Set problem: Omit the pictures and output every entry below exactly as written.

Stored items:
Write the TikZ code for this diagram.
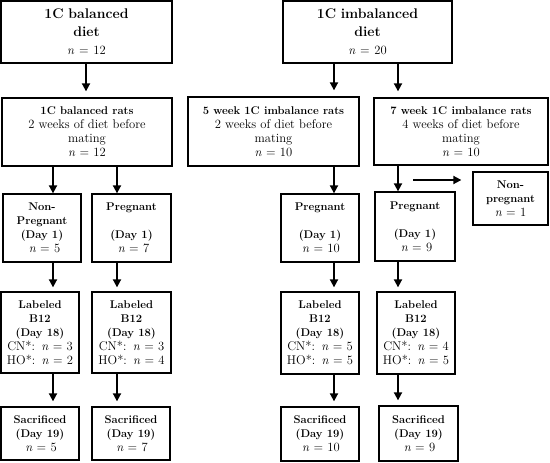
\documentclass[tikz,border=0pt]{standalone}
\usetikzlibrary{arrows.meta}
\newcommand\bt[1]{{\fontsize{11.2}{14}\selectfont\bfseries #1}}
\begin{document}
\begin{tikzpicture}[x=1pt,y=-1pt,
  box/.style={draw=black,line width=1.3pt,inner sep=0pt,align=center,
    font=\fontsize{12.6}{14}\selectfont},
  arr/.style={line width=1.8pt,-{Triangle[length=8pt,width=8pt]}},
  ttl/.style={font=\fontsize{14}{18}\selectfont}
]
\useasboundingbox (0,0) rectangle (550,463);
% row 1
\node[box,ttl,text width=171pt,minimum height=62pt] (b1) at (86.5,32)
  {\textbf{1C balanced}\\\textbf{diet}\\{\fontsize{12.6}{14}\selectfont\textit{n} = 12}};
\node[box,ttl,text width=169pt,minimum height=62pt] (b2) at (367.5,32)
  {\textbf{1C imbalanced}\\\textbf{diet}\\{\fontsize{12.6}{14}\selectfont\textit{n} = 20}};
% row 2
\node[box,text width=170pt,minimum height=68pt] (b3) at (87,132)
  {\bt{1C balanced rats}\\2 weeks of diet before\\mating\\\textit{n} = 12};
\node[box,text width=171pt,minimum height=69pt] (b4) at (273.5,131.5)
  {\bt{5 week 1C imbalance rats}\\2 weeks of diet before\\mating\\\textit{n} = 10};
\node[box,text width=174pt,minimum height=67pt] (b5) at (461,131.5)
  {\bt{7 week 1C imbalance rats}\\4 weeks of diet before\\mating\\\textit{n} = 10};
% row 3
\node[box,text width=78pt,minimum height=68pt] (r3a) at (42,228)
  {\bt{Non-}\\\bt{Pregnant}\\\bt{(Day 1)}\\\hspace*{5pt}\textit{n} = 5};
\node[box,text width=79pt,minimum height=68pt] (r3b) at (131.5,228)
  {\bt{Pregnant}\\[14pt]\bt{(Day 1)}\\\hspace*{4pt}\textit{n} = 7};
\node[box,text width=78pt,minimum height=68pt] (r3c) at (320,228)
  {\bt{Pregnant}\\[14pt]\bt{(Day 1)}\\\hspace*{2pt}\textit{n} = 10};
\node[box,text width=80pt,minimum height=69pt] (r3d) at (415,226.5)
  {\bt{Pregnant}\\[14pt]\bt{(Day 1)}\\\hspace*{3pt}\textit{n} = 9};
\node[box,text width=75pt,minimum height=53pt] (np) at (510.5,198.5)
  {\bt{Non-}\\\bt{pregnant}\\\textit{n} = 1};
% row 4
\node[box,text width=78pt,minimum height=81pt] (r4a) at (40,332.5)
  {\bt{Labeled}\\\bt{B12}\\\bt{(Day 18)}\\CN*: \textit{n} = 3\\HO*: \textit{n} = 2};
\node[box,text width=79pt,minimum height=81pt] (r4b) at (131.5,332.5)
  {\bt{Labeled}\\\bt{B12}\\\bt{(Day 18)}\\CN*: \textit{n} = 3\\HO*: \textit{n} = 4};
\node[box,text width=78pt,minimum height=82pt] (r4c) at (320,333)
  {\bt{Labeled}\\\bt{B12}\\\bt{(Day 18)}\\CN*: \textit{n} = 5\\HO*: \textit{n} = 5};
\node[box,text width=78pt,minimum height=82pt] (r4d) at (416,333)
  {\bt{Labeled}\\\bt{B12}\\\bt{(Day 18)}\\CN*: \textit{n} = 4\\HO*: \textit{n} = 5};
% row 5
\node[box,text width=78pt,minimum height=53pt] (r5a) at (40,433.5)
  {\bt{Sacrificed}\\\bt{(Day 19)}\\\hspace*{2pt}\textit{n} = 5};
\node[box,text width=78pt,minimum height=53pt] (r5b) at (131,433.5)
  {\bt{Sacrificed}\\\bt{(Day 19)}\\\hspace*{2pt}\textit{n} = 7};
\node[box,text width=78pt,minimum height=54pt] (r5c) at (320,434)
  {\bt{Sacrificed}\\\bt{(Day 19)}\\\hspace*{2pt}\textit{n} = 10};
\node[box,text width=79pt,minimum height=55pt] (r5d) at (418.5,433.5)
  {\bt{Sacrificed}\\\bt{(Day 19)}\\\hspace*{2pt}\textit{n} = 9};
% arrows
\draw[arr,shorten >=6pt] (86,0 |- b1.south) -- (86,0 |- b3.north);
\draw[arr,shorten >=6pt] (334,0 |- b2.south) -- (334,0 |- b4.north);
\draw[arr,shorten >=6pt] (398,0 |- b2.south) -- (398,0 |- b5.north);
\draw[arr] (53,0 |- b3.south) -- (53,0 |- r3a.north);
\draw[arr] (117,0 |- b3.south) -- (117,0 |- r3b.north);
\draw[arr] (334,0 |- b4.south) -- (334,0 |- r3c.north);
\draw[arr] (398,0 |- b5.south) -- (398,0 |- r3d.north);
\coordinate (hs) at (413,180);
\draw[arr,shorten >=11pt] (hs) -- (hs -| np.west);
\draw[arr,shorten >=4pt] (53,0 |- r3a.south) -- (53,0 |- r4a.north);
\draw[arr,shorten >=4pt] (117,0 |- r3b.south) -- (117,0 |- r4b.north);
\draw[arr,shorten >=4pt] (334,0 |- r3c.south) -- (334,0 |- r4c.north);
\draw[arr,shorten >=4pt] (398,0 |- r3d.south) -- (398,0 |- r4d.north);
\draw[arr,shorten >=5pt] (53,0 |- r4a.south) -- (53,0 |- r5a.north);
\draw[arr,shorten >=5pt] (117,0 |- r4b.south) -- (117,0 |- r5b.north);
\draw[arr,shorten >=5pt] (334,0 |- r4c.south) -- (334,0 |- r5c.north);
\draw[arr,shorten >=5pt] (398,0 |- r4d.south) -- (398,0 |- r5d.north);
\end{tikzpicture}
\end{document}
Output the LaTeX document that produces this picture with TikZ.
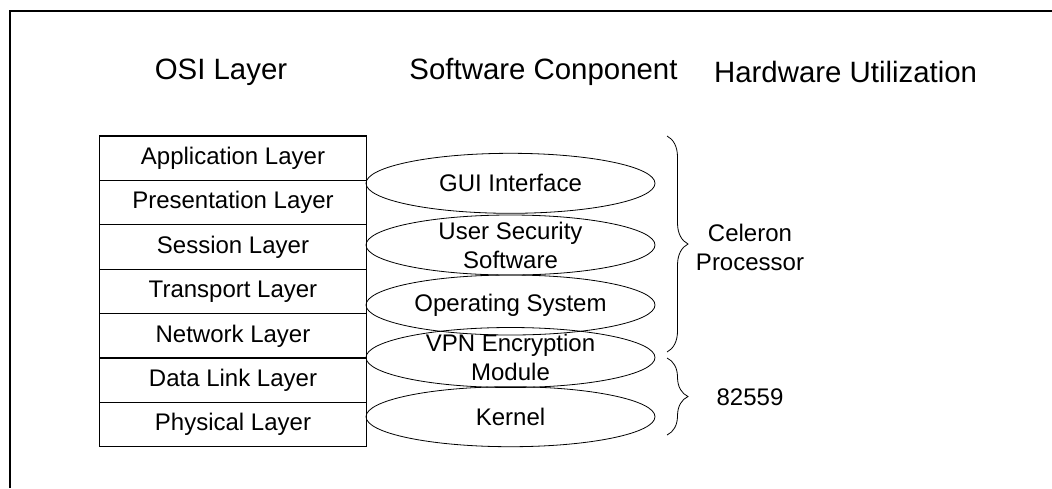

Task solution:
Write the TikZ code for this diagram.
\documentclass[tikz,border=0pt]{standalone}
\usetikzlibrary{arrows.meta}
\newcommand\bt[1]{{\fontsize{11.2}{14}\selectfont\bfseries #1}}
\begin{document}
\begin{tikzpicture}[x=1pt,y=-1pt,
  box/.style={draw=black,line width=1.3pt,inner sep=0pt,align=center,
    font=\fontsize{12.6}{14}\selectfont},
  arr/.style={line width=1.8pt,-{Triangle[length=8pt,width=8pt]}},
  ttl/.style={font=\fontsize{14}{18}\selectfont}
]
\useasboundingbox (0,0) rectangle (550,463);
% row 1
\node[box,ttl,text width=171pt,minimum height=62pt] (b1) at (86.5,32)
  {\textbf{1C balanced}\\\textbf{diet}\\{\fontsize{12.6}{14}\selectfont\textit{n} = 12}};
\node[box,ttl,text width=169pt,minimum height=62pt] (b2) at (367.5,32)
  {\textbf{1C imbalanced}\\\textbf{diet}\\{\fontsize{12.6}{14}\selectfont\textit{n} = 20}};
% row 2
\node[box,text width=170pt,minimum height=68pt] (b3) at (87,132)
  {\bt{1C balanced rats}\\2 weeks of diet before\\mating\\\textit{n} = 12};
\node[box,text width=171pt,minimum height=69pt] (b4) at (273.5,131.5)
  {\bt{5 week 1C imbalance rats}\\2 weeks of diet before\\mating\\\textit{n} = 10};
\node[box,text width=174pt,minimum height=67pt] (b5) at (461,131.5)
  {\bt{7 week 1C imbalance rats}\\4 weeks of diet before\\mating\\\textit{n} = 10};
% row 3
\node[box,text width=78pt,minimum height=68pt] (r3a) at (42,228)
  {\bt{Non-}\\\bt{Pregnant}\\\bt{(Day 1)}\\\hspace*{5pt}\textit{n} = 5};
\node[box,text width=79pt,minimum height=68pt] (r3b) at (131.5,228)
  {\bt{Pregnant}\\[14pt]\bt{(Day 1)}\\\hspace*{4pt}\textit{n} = 7};
\node[box,text width=78pt,minimum height=68pt] (r3c) at (320,228)
  {\bt{Pregnant}\\[14pt]\bt{(Day 1)}\\\hspace*{2pt}\textit{n} = 10};
\node[box,text width=80pt,minimum height=69pt] (r3d) at (415,226.5)
  {\bt{Pregnant}\\[14pt]\bt{(Day 1)}\\\hspace*{3pt}\textit{n} = 9};
\node[box,text width=75pt,minimum height=53pt] (np) at (510.5,198.5)
  {\bt{Non-}\\\bt{pregnant}\\\textit{n} = 1};
% row 4
\node[box,text width=78pt,minimum height=81pt] (r4a) at (40,332.5)
  {\bt{Labeled}\\\bt{B12}\\\bt{(Day 18)}\\CN*: \textit{n} = 3\\HO*: \textit{n} = 2};
\node[box,text width=79pt,minimum height=81pt] (r4b) at (131.5,332.5)
  {\bt{Labeled}\\\bt{B12}\\\bt{(Day 18)}\\CN*: \textit{n} = 3\\HO*: \textit{n} = 4};
\node[box,text width=78pt,minimum height=82pt] (r4c) at (320,333)
  {\bt{Labeled}\\\bt{B12}\\\bt{(Day 18)}\\CN*: \textit{n} = 5\\HO*: \textit{n} = 5};
\node[box,text width=78pt,minimum height=82pt] (r4d) at (416,333)
  {\bt{Labeled}\\\bt{B12}\\\bt{(Day 18)}\\CN*: \textit{n} = 4\\HO*: \textit{n} = 5};
% row 5
\node[box,text width=78pt,minimum height=53pt] (r5a) at (40,433.5)
  {\bt{Sacrificed}\\\bt{(Day 19)}\\\hspace*{2pt}\textit{n} = 5};
\node[box,text width=78pt,minimum height=53pt] (r5b) at (131,433.5)
  {\bt{Sacrificed}\\\bt{(Day 19)}\\\hspace*{2pt}\textit{n} = 7};
\node[box,text width=78pt,minimum height=54pt] (r5c) at (320,434)
  {\bt{Sacrificed}\\\bt{(Day 19)}\\\hspace*{2pt}\textit{n} = 10};
\node[box,text width=79pt,minimum height=55pt] (r5d) at (418.5,433.5)
  {\bt{Sacrificed}\\\bt{(Day 19)}\\\hspace*{2pt}\textit{n} = 9};
% arrows
\draw[arr,shorten >=6pt] (86,0 |- b1.south) -- (86,0 |- b3.north);
\draw[arr,shorten >=6pt] (334,0 |- b2.south) -- (334,0 |- b4.north);
\draw[arr,shorten >=6pt] (398,0 |- b2.south) -- (398,0 |- b5.north);
\draw[arr] (53,0 |- b3.south) -- (53,0 |- r3a.north);
\draw[arr] (117,0 |- b3.south) -- (117,0 |- r3b.north);
\draw[arr] (334,0 |- b4.south) -- (334,0 |- r3c.north);
\draw[arr] (398,0 |- b5.south) -- (398,0 |- r3d.north);
\coordinate (hs) at (413,180);
\draw[arr,shorten >=11pt] (hs) -- (hs -| np.west);
\draw[arr,shorten >=4pt] (53,0 |- r3a.south) -- (53,0 |- r4a.north);
\draw[arr,shorten >=4pt] (117,0 |- r3b.south) -- (117,0 |- r4b.north);
\draw[arr,shorten >=4pt] (334,0 |- r3c.south) -- (334,0 |- r4c.north);
\draw[arr,shorten >=4pt] (398,0 |- r3d.south) -- (398,0 |- r4d.north);
\draw[arr,shorten >=5pt] (53,0 |- r4a.south) -- (53,0 |- r5a.north);
\draw[arr,shorten >=5pt] (117,0 |- r4b.south) -- (117,0 |- r5b.north);
\draw[arr,shorten >=5pt] (334,0 |- r4c.south) -- (334,0 |- r5c.north);
\draw[arr,shorten >=5pt] (398,0 |- r4d.south) -- (398,0 |- r5d.north);
\end{tikzpicture}
\end{document}
Output the LaTeX document that produces this picture with TikZ.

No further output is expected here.